- **The exercise**
Give back the full listing, character for character, with no pictures.

- - -

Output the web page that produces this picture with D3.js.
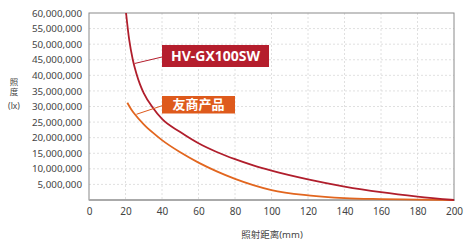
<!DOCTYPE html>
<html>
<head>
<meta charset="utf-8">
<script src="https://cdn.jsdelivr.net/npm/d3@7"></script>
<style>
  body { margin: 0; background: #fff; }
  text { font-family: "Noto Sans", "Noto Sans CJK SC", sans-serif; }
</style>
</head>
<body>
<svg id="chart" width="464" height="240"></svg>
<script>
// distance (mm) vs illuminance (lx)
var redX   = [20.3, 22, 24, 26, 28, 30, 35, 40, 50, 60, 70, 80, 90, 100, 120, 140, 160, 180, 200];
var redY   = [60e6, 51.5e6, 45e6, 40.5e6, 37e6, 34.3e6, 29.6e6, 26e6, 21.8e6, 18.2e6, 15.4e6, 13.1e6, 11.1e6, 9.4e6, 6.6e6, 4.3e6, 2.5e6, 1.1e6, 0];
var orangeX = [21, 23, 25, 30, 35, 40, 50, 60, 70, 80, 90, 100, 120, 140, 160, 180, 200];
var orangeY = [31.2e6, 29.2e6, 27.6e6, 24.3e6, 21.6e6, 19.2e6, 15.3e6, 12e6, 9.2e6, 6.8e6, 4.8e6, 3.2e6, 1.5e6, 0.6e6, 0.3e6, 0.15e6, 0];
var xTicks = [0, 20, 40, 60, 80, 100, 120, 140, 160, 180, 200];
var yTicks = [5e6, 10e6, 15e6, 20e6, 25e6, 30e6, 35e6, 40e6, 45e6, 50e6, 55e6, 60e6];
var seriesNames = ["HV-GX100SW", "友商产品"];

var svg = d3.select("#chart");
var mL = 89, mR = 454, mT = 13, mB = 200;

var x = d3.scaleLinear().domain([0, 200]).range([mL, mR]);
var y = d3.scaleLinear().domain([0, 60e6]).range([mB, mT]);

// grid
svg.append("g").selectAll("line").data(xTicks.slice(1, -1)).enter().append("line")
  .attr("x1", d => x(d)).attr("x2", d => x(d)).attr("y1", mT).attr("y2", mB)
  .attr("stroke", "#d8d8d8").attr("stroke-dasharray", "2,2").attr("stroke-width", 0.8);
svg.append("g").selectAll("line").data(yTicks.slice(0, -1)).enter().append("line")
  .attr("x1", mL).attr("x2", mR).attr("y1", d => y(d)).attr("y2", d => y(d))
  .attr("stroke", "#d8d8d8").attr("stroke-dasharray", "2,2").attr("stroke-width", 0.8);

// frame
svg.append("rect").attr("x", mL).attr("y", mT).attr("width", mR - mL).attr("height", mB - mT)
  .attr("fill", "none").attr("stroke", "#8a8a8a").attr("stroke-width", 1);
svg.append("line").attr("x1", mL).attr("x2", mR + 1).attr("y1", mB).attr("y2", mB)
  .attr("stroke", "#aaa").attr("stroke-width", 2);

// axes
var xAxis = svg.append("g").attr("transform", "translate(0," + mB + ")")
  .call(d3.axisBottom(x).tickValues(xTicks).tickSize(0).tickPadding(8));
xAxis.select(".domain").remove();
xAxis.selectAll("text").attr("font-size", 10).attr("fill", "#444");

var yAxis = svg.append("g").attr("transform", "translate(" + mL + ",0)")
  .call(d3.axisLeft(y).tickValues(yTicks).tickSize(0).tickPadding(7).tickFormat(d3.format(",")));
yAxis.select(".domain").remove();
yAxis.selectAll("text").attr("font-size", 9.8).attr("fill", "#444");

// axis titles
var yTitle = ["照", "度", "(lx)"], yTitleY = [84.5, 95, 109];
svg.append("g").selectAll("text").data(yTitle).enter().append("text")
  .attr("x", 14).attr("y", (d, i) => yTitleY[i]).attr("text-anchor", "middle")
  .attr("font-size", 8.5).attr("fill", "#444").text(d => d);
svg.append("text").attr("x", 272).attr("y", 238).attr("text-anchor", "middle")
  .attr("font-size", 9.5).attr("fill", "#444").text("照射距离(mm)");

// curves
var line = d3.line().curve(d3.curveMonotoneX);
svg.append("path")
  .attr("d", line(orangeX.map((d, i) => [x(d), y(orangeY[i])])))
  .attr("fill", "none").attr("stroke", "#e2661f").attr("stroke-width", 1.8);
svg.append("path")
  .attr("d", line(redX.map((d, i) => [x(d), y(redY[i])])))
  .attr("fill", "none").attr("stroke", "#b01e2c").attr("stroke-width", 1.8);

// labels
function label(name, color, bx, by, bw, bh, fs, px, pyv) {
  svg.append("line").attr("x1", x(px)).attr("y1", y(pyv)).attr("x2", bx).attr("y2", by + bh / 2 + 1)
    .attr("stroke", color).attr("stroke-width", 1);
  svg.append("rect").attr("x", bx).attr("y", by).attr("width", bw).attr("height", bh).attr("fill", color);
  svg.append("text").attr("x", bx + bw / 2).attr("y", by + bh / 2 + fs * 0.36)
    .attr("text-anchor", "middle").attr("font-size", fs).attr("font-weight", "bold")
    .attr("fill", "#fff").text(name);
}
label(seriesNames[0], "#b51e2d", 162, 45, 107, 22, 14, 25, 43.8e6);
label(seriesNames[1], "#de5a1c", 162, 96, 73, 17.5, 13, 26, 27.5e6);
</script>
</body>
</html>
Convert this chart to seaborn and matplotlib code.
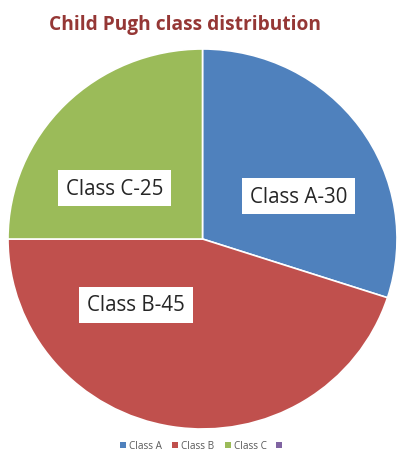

- - -

- **Correct result**
Output the web page that produces this picture with D3.js.
<!DOCTYPE html>
<html>
<head>
<meta charset="utf-8">
<script src="https://cdn.jsdelivr.net/npm/d3@7"></script>
<style>
  body { margin: 0; background: #fff; }
  text { font-family: "Noto Sans", "Noto Sans CJK SC", sans-serif; }
</style>
</head>
<body>
<svg id="chart" width="464" height="240"></svg>
<script>
// distance (mm) vs illuminance (lx)
var redX   = [20.3, 22, 24, 26, 28, 30, 35, 40, 50, 60, 70, 80, 90, 100, 120, 140, 160, 180, 200];
var redY   = [60e6, 51.5e6, 45e6, 40.5e6, 37e6, 34.3e6, 29.6e6, 26e6, 21.8e6, 18.2e6, 15.4e6, 13.1e6, 11.1e6, 9.4e6, 6.6e6, 4.3e6, 2.5e6, 1.1e6, 0];
var orangeX = [21, 23, 25, 30, 35, 40, 50, 60, 70, 80, 90, 100, 120, 140, 160, 180, 200];
var orangeY = [31.2e6, 29.2e6, 27.6e6, 24.3e6, 21.6e6, 19.2e6, 15.3e6, 12e6, 9.2e6, 6.8e6, 4.8e6, 3.2e6, 1.5e6, 0.6e6, 0.3e6, 0.15e6, 0];
var xTicks = [0, 20, 40, 60, 80, 100, 120, 140, 160, 180, 200];
var yTicks = [5e6, 10e6, 15e6, 20e6, 25e6, 30e6, 35e6, 40e6, 45e6, 50e6, 55e6, 60e6];
var seriesNames = ["HV-GX100SW", "友商产品"];

var svg = d3.select("#chart");
var mL = 89, mR = 454, mT = 13, mB = 200;

var x = d3.scaleLinear().domain([0, 200]).range([mL, mR]);
var y = d3.scaleLinear().domain([0, 60e6]).range([mB, mT]);

// grid
svg.append("g").selectAll("line").data(xTicks.slice(1, -1)).enter().append("line")
  .attr("x1", d => x(d)).attr("x2", d => x(d)).attr("y1", mT).attr("y2", mB)
  .attr("stroke", "#d8d8d8").attr("stroke-dasharray", "2,2").attr("stroke-width", 0.8);
svg.append("g").selectAll("line").data(yTicks.slice(0, -1)).enter().append("line")
  .attr("x1", mL).attr("x2", mR).attr("y1", d => y(d)).attr("y2", d => y(d))
  .attr("stroke", "#d8d8d8").attr("stroke-dasharray", "2,2").attr("stroke-width", 0.8);

// frame
svg.append("rect").attr("x", mL).attr("y", mT).attr("width", mR - mL).attr("height", mB - mT)
  .attr("fill", "none").attr("stroke", "#8a8a8a").attr("stroke-width", 1);
svg.append("line").attr("x1", mL).attr("x2", mR + 1).attr("y1", mB).attr("y2", mB)
  .attr("stroke", "#aaa").attr("stroke-width", 2);

// axes
var xAxis = svg.append("g").attr("transform", "translate(0," + mB + ")")
  .call(d3.axisBottom(x).tickValues(xTicks).tickSize(0).tickPadding(8));
xAxis.select(".domain").remove();
xAxis.selectAll("text").attr("font-size", 10).attr("fill", "#444");

var yAxis = svg.append("g").attr("transform", "translate(" + mL + ",0)")
  .call(d3.axisLeft(y).tickValues(yTicks).tickSize(0).tickPadding(7).tickFormat(d3.format(",")));
yAxis.select(".domain").remove();
yAxis.selectAll("text").attr("font-size", 9.8).attr("fill", "#444");

// axis titles
var yTitle = ["照", "度", "(lx)"], yTitleY = [84.5, 95, 109];
svg.append("g").selectAll("text").data(yTitle).enter().append("text")
  .attr("x", 14).attr("y", (d, i) => yTitleY[i]).attr("text-anchor", "middle")
  .attr("font-size", 8.5).attr("fill", "#444").text(d => d);
svg.append("text").attr("x", 272).attr("y", 238).attr("text-anchor", "middle")
  .attr("font-size", 9.5).attr("fill", "#444").text("照射距离(mm)");

// curves
var line = d3.line().curve(d3.curveMonotoneX);
svg.append("path")
  .attr("d", line(orangeX.map((d, i) => [x(d), y(orangeY[i])])))
  .attr("fill", "none").attr("stroke", "#e2661f").attr("stroke-width", 1.8);
svg.append("path")
  .attr("d", line(redX.map((d, i) => [x(d), y(redY[i])])))
  .attr("fill", "none").attr("stroke", "#b01e2c").attr("stroke-width", 1.8);

// labels
function label(name, color, bx, by, bw, bh, fs, px, pyv) {
  svg.append("line").attr("x1", x(px)).attr("y1", y(pyv)).attr("x2", bx).attr("y2", by + bh / 2 + 1)
    .attr("stroke", color).attr("stroke-width", 1);
  svg.append("rect").attr("x", bx).attr("y", by).attr("width", bw).attr("height", bh).attr("fill", color);
  svg.append("text").attr("x", bx + bw / 2).attr("y", by + bh / 2 + fs * 0.36)
    .attr("text-anchor", "middle").attr("font-size", fs).attr("font-weight", "bold")
    .attr("fill", "#fff").text(name);
}
label(seriesNames[0], "#b51e2d", 162, 45, 107, 22, 14, 25, 43.8e6);
label(seriesNames[1], "#de5a1c", 162, 96, 73, 17.5, 13, 26, 27.5e6);
</script>
</body>
</html>
Convert this chart to seaborn and matplotlib code.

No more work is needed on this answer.